--- Begin GIVEN INFORMATION ---
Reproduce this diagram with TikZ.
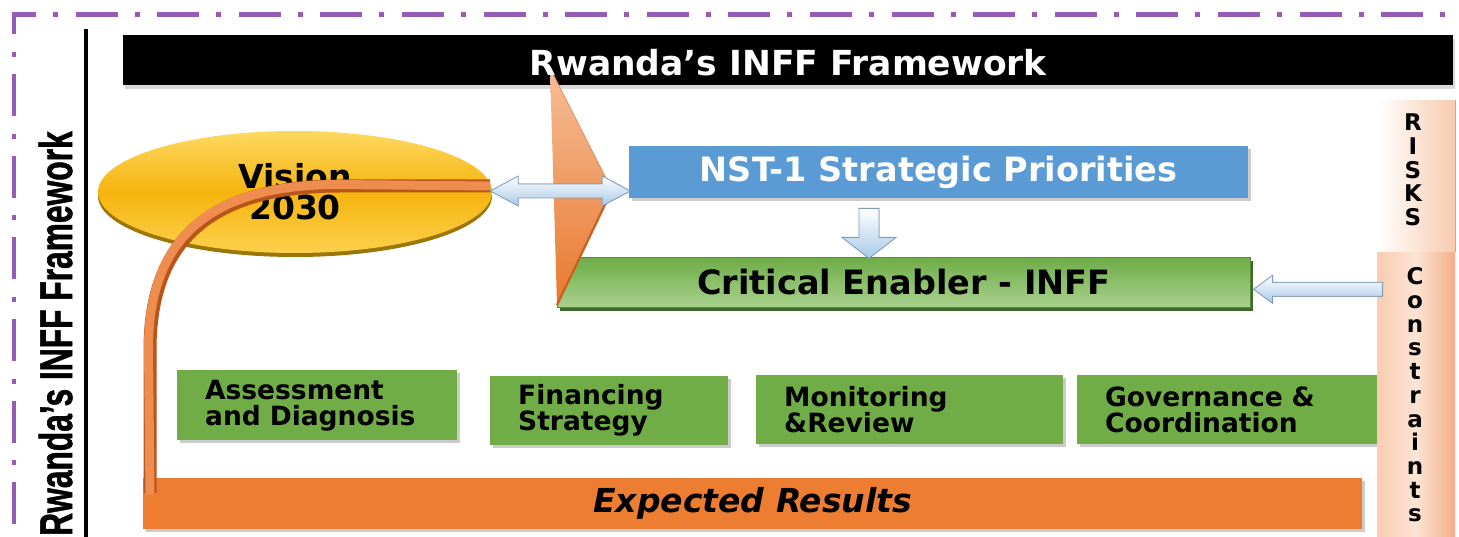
\documentclass[tikz,border=0pt]{standalone}
\usepackage{graphicx}
\usepackage{fontspec}
\setmainfont{DejaVu Sans}
\newfontfamily\narrowsans[BoldFeatures={FakeBold=1.4}]{Liberation Sans}
\usetikzlibrary{calc,shadows,shapes.geometric}

\definecolor{framepurple}{HTML}{955BB5}
\definecolor{nstblue}{HTML}{5B9BD5}
\definecolor{boxgreen}{HTML}{70AD47}
\definecolor{critTop}{HTML}{6EAD47}
\definecolor{critBot}{HTML}{A9D18E}
\definecolor{critDark}{HTML}{3B6B2A}
\definecolor{resorange}{HTML}{ED7D31}
\definecolor{triPeach}{HTML}{F6BE98}
\definecolor{triOrange}{HTML}{E8782F}
\definecolor{triEdge}{HTML}{C9601F}
\definecolor{visTop}{HTML}{FDD962}
\definecolor{visMid}{HTML}{F6B40E}
\definecolor{visBot}{HTML}{FCD04C}
\definecolor{visRim}{HTML}{9C7608}
\definecolor{arcDark}{HTML}{B8561A}
\definecolor{arcLight}{HTML}{EE8D4F}
\definecolor{arrowBlue}{HTML}{A9C9E8}
\definecolor{arrowLine}{HTML}{7F9DBB}
\definecolor{riskPeach}{HTML}{F7CBAE}
\definecolor{riskEdge}{HTML}{D9A285}
\definecolor{conLeft}{HTML}{F9CDB0}
\definecolor{conMid}{HTML}{FCE4D5}
\definecolor{conRight}{HTML}{F2AE86}

\tikzset{
  softshadow/.style={drop shadow={shadow xshift=3pt, shadow yshift=-3pt, fill=black!45, opacity=.45}},
  boldfont/.style={font=\bfseries\fontsize{#1}{#1}\selectfont},
  greenbox/.style={fill=boxgreen, softshadow, anchor=north west, inner xsep=28pt, inner ysep=0pt,
    align=left, text width=#1, minimum height=70pt,
    font=\bfseries\fontsize{26.5pt}{26pt}\selectfont},
  blockarrow/.style={top color=white, bottom color=arrowBlue, draw=arrowLine, line width=.8pt, line join=miter},
  lettercol/.style={align=center, inner sep=0pt, font=\bfseries\fontsize{23pt}{23.7pt}\selectfont}
}

\begin{document}
\begin{tikzpicture}[x=1pt,y=-1pt]
\useasboundingbox (0,0) rectangle (1459,537);
\fill[white] (0,0) rectangle (1459,537);

% dash-dotted purple frame (top and left edges)
\draw[framepurple, line width=4.6pt, line join=miter,
      dash pattern=on 42pt off 17pt on 5pt off 17.6pt, dash phase=45.7pt]
  (14,560) -- (14,14.5) -- (1450,14.5);

% vertical rule and side label
\draw[line width=4pt] (86,29) -- (86,545);
\node[rotate=90, anchor=base west, inner sep=0pt,
      font=\narrowsans\bfseries\fontsize{46pt}{46pt}\selectfont] (sidelabel) at (72,536)
  {\scalebox{0.69}[1]{Rwanda’s INFF Framework}};

% title bar
\node[fill=black, anchor=north west, minimum width=1330pt, minimum height=50pt, inner sep=0pt,
      drop shadow={shadow xshift=2pt, shadow yshift=-4pt, fill=black!25, opacity=.6}]
  (titlebar) at (123,35) {};

% critical enabler bar
\node[anchor=north west, minimum width=693pt, minimum height=50pt, inner sep=0pt,
      top color=critTop, bottom color=critBot, draw=critTop!80!black, line width=.6pt,
      drop shadow={shadow xshift=2.5pt, shadow yshift=-3.5pt, fill=critDark, opacity=1},
      boldfont=33.5pt] (critical) at (557,257) {Critical Enabler - INFF};

% orange wedge
\shade[top color=triPeach, bottom color=triOrange]
  (550,68) coordinate (apex) -- (612,190) coordinate (tip) -- (557,305) coordinate (base) -- cycle;
\draw[triEdge, line width=2.2pt] (tip) -- (base);
\draw[triEdge!70, line width=.8pt] (apex) -- (tip);

% title text
\node[text=white, boldfont=34.5pt] (title) at ([yshift=-2pt]titlebar.center) {Rwanda’s INFF Framework};

% NST-1 box
\node[fill=nstblue, anchor=north west, minimum width=619pt, minimum height=52pt, inner sep=0pt,
      text=white, softshadow, boldfont=33.5pt] (nst) at (629,146) {NST-1 Strategic Priorities};

% Vision ellipse
\node[ellipse, minimum width=394pt, minimum height=122pt, inner sep=0pt,
      top color=visTop, bottom color=visBot, middle color=visMid,
      drop shadow={shadow xshift=0pt, shadow yshift=-4pt, fill=visRim, opacity=1},
      align=center, font=\bfseries\fontsize{33pt}{31pt}\selectfont] (vision) at (295,192)
  {Vision\\2030};

% pillar boxes
\node[greenbox=224pt, minimum height=70pt] (assess) at (177,370) {Assessment\\and Diagnosis};
\node[greenbox=182pt, minimum height=69pt] (finance) at (490,376) {Financing\\Strategy};
\node[greenbox=251pt, minimum height=69pt] (monitor) at (756,375) {Monitoring\\\&Review};
\node[greenbox=245pt, minimum height=69pt] (govern) at (1077,375) {Governance \&\\Coordination};

% expected results bar
\node[fill=resorange, anchor=north west, minimum width=1219pt, minimum height=51pt, inner sep=0pt,
      softshadow, font=\bfseries\itshape\fontsize{33pt}{33pt}\selectfont] (results) at (143,478)
  {Expected Results};

% curved band from the vision down into the results bar
\coordinate (arcstart) at ($(vision.east)+(-2,-6)$);
\coordinate (arcend) at ($(results.north west)+(7,15)$);
\draw[arcDark, line width=13pt]
  (arcstart) -- (340,186) .. controls (200,186) and (150,250) .. (150,350) -- (arcend);
\draw[arcLight, line width=9pt, shift={(-1.5,-1.5)}]
  (arcstart) -- (340,186) .. controls (200,186) and (150,250) .. (150,350) -- ([yshift=-1.5pt]arcend);

% risks / constraints column
\node[anchor=north west, minimum width=78pt, minimum height=152pt, inner sep=0pt,
      left color=white, right color=riskPeach] (riskbar) at (1377,100) {};
\draw[riskEdge, line width=1.4pt] (riskbar.north east) -- (riskbar.south east);
\node[anchor=north west, minimum width=78pt, minimum height=290pt, inner sep=0pt,
      left color=conLeft, right color=conRight, middle color=conMid] (conbar) at (1377,252) {};
\node[lettercol] (risks) at (1413,170) {R\\I\\S\\K\\S};
\node[lettercol] (constraints) at (1415,395) {C\\o\\n\\s\\t\\r\\a\\i\\n\\t\\s};

% double block arrow: vision <-> NST-1
\filldraw[blockarrow, shift={($(vision.east)+(-2,-1)$)}]
  (0,0) -- (28,-15) -- (28,-7) -- (112,-7) -- (112,-15) -- (140,0)
  -- (112,15) -- (112,7) -- (28,7) -- (28,15) -- cycle;

% block arrow: NST-1 down to the critical enabler
\filldraw[blockarrow, shift={($(nst.south west)+(240,10)$)}]
  (-10,0) -- (10,0) -- (10,29) -- (27,29) -- (0,50) -- (-27,29) -- (-10,29) -- cycle;

% block arrow: constraints into the critical enabler
\filldraw[blockarrow, shift={($(critical.east)+(3,7)$)}]
  (0,0) -- (19,-14) -- (19,-7) -- (129,-7) -- (129,7) -- (19,7) -- (19,14) -- cycle;
\end{tikzpicture}
\end{document}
--- End GIVEN INFORMATION ---
=== WRITTEN PROBLEM ===
Omit the pictures and output all of the other material exactly.

=== PROBLEM SOLUTION ===
Reproduce this diagram with TikZ.
\documentclass[tikz,border=0pt]{standalone}
\usepackage{graphicx}
\usepackage{fontspec}
\setmainfont{DejaVu Sans}
\newfontfamily\narrowsans[BoldFeatures={FakeBold=1.4}]{Liberation Sans}
\usetikzlibrary{calc,shadows,shapes.geometric}

\definecolor{framepurple}{HTML}{955BB5}
\definecolor{nstblue}{HTML}{5B9BD5}
\definecolor{boxgreen}{HTML}{70AD47}
\definecolor{critTop}{HTML}{6EAD47}
\definecolor{critBot}{HTML}{A9D18E}
\definecolor{critDark}{HTML}{3B6B2A}
\definecolor{resorange}{HTML}{ED7D31}
\definecolor{triPeach}{HTML}{F6BE98}
\definecolor{triOrange}{HTML}{E8782F}
\definecolor{triEdge}{HTML}{C9601F}
\definecolor{visTop}{HTML}{FDD962}
\definecolor{visMid}{HTML}{F6B40E}
\definecolor{visBot}{HTML}{FCD04C}
\definecolor{visRim}{HTML}{9C7608}
\definecolor{arcDark}{HTML}{B8561A}
\definecolor{arcLight}{HTML}{EE8D4F}
\definecolor{arrowBlue}{HTML}{A9C9E8}
\definecolor{arrowLine}{HTML}{7F9DBB}
\definecolor{riskPeach}{HTML}{F7CBAE}
\definecolor{riskEdge}{HTML}{D9A285}
\definecolor{conLeft}{HTML}{F9CDB0}
\definecolor{conMid}{HTML}{FCE4D5}
\definecolor{conRight}{HTML}{F2AE86}

\tikzset{
  softshadow/.style={drop shadow={shadow xshift=3pt, shadow yshift=-3pt, fill=black!45, opacity=.45}},
  boldfont/.style={font=\bfseries\fontsize{#1}{#1}\selectfont},
  greenbox/.style={fill=boxgreen, softshadow, anchor=north west, inner xsep=28pt, inner ysep=0pt,
    align=left, text width=#1, minimum height=70pt,
    font=\bfseries\fontsize{26.5pt}{26pt}\selectfont},
  blockarrow/.style={top color=white, bottom color=arrowBlue, draw=arrowLine, line width=.8pt, line join=miter},
  lettercol/.style={align=center, inner sep=0pt, font=\bfseries\fontsize{23pt}{23.7pt}\selectfont}
}

\begin{document}
\begin{tikzpicture}[x=1pt,y=-1pt]
\useasboundingbox (0,0) rectangle (1459,537);
\fill[white] (0,0) rectangle (1459,537);

% dash-dotted purple frame (top and left edges)
\draw[framepurple, line width=4.6pt, line join=miter,
      dash pattern=on 42pt off 17pt on 5pt off 17.6pt, dash phase=45.7pt]
  (14,560) -- (14,14.5) -- (1450,14.5);

% vertical rule and side label
\draw[line width=4pt] (86,29) -- (86,545);
\node[rotate=90, anchor=base west, inner sep=0pt,
      font=\narrowsans\bfseries\fontsize{46pt}{46pt}\selectfont] (sidelabel) at (72,536)
  {\scalebox{0.69}[1]{Rwanda’s INFF Framework}};

% title bar
\node[fill=black, anchor=north west, minimum width=1330pt, minimum height=50pt, inner sep=0pt,
      drop shadow={shadow xshift=2pt, shadow yshift=-4pt, fill=black!25, opacity=.6}]
  (titlebar) at (123,35) {};

% critical enabler bar
\node[anchor=north west, minimum width=693pt, minimum height=50pt, inner sep=0pt,
      top color=critTop, bottom color=critBot, draw=critTop!80!black, line width=.6pt,
      drop shadow={shadow xshift=2.5pt, shadow yshift=-3.5pt, fill=critDark, opacity=1},
      boldfont=33.5pt] (critical) at (557,257) {Critical Enabler - INFF};

% orange wedge
\shade[top color=triPeach, bottom color=triOrange]
  (550,68) coordinate (apex) -- (612,190) coordinate (tip) -- (557,305) coordinate (base) -- cycle;
\draw[triEdge, line width=2.2pt] (tip) -- (base);
\draw[triEdge!70, line width=.8pt] (apex) -- (tip);

% title text
\node[text=white, boldfont=34.5pt] (title) at ([yshift=-2pt]titlebar.center) {Rwanda’s INFF Framework};

% NST-1 box
\node[fill=nstblue, anchor=north west, minimum width=619pt, minimum height=52pt, inner sep=0pt,
      text=white, softshadow, boldfont=33.5pt] (nst) at (629,146) {NST-1 Strategic Priorities};

% Vision ellipse
\node[ellipse, minimum width=394pt, minimum height=122pt, inner sep=0pt,
      top color=visTop, bottom color=visBot, middle color=visMid,
      drop shadow={shadow xshift=0pt, shadow yshift=-4pt, fill=visRim, opacity=1},
      align=center, font=\bfseries\fontsize{33pt}{31pt}\selectfont] (vision) at (295,192)
  {Vision\\2030};

% pillar boxes
\node[greenbox=224pt, minimum height=70pt] (assess) at (177,370) {Assessment\\and Diagnosis};
\node[greenbox=182pt, minimum height=69pt] (finance) at (490,376) {Financing\\Strategy};
\node[greenbox=251pt, minimum height=69pt] (monitor) at (756,375) {Monitoring\\\&Review};
\node[greenbox=245pt, minimum height=69pt] (govern) at (1077,375) {Governance \&\\Coordination};

% expected results bar
\node[fill=resorange, anchor=north west, minimum width=1219pt, minimum height=51pt, inner sep=0pt,
      softshadow, font=\bfseries\itshape\fontsize{33pt}{33pt}\selectfont] (results) at (143,478)
  {Expected Results};

% curved band from the vision down into the results bar
\coordinate (arcstart) at ($(vision.east)+(-2,-6)$);
\coordinate (arcend) at ($(results.north west)+(7,15)$);
\draw[arcDark, line width=13pt]
  (arcstart) -- (340,186) .. controls (200,186) and (150,250) .. (150,350) -- (arcend);
\draw[arcLight, line width=9pt, shift={(-1.5,-1.5)}]
  (arcstart) -- (340,186) .. controls (200,186) and (150,250) .. (150,350) -- ([yshift=-1.5pt]arcend);

% risks / constraints column
\node[anchor=north west, minimum width=78pt, minimum height=152pt, inner sep=0pt,
      left color=white, right color=riskPeach] (riskbar) at (1377,100) {};
\draw[riskEdge, line width=1.4pt] (riskbar.north east) -- (riskbar.south east);
\node[anchor=north west, minimum width=78pt, minimum height=290pt, inner sep=0pt,
      left color=conLeft, right color=conRight, middle color=conMid] (conbar) at (1377,252) {};
\node[lettercol] (risks) at (1413,170) {R\\I\\S\\K\\S};
\node[lettercol] (constraints) at (1415,395) {C\\o\\n\\s\\t\\r\\a\\i\\n\\t\\s};

% double block arrow: vision <-> NST-1
\filldraw[blockarrow, shift={($(vision.east)+(-2,-1)$)}]
  (0,0) -- (28,-15) -- (28,-7) -- (112,-7) -- (112,-15) -- (140,0)
  -- (112,15) -- (112,7) -- (28,7) -- (28,15) -- cycle;

% block arrow: NST-1 down to the critical enabler
\filldraw[blockarrow, shift={($(nst.south west)+(240,10)$)}]
  (-10,0) -- (10,0) -- (10,29) -- (27,29) -- (0,50) -- (-27,29) -- (-10,29) -- cycle;

% block arrow: constraints into the critical enabler
\filldraw[blockarrow, shift={($(critical.east)+(3,7)$)}]
  (0,0) -- (19,-14) -- (19,-7) -- (129,-7) -- (129,7) -- (19,7) -- (19,14) -- cycle;
\end{tikzpicture}
\end{document}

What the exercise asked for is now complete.